Stempien also says it is important for plan sponsors to take a long-term approach. They should make sure they are offering an appropriate level of risk, especially in default investments. “That is most important if most participants are in the default investment option,” he says. “Plan sponsors should look at the long-term success of their default investments and shouldn’t make snap changes based on short-term views.”
Stempien adds that when participants start to tactically shift their own portfolios, they almost always fail to maximize returns; the data shows they are almost always better off in a diversified portfolio, such as a target-date fund (TDF).
TDFs that adjust risk as participants get older help those closest to retirement. Stempien says sponsors should educate participants about the investments they have and steer them toward the default. “The more they do so, the better off participants will be,” he says.
To choose the appropriate TDF for their plan, plan sponsors should look at the risk in TDFs for those closest to retirement. “Deciding whether they are more concerned with downside risk or with having the best performance near retirement will lead them to choose the most appropriate TDF,” Stempien says.
He adds that the conversation about volatility can lead to a discussion about retirement income. “Volatility increases older participants’ risk of running out of money before they die, and this makes a case for plan sponsors to consider adding guaranteed retirement income products,” he says.
Regardless of the market environment, on an ongoing basis, plan sponsors should have a good understanding of what the investments in their DC plan lineup might do in bull and bear markets, says Stempien. “If plan sponsors are only assessing this during periods of volatility, it is too late,” he says. “This should be an exercise plan sponsors are continually working through to understand the repercussions of plan investments.
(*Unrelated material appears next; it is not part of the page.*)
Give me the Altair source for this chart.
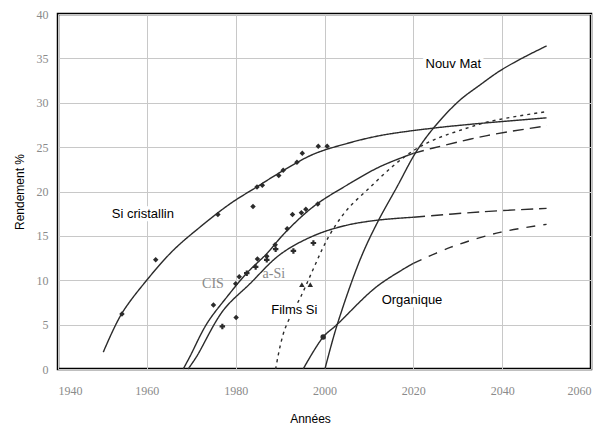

This often means working with an investment manager or adviser who does this evaluation.”
Stokes says she wouldn’t recommend changing DC plan investment lineups specifically for volatility purposes. However, she notes, as the new administration gets started, there are new fiscal policy and growth objectives. She says it’s a good time to look at how investment managers and their partners are thinking of their strategies in the new environment. Plan sponsors should be comfortable with how they are managing investments.
There are a variety of investments plan sponsors have access to, so Stempien suggests they think about different tiers within their DC plan investment menus. “Some investments are more protective during high volatility, while some are not,” he explains. “Plan sponsors can design a diversified menu for standalone options, with defensive strategies and market participation strategies to capture the market upside and limit the downside.”
Stempien adds that participants would need to be educated about how to use the investments and that deciding to add these types of investments when volatility is already high is too late.
Plan sponsors should have confidence that they have service providers they can partner with in times of volatility. “Lean on investment managers and lean on recordkeepers for support in sending the right messages to participants,” Stokes says.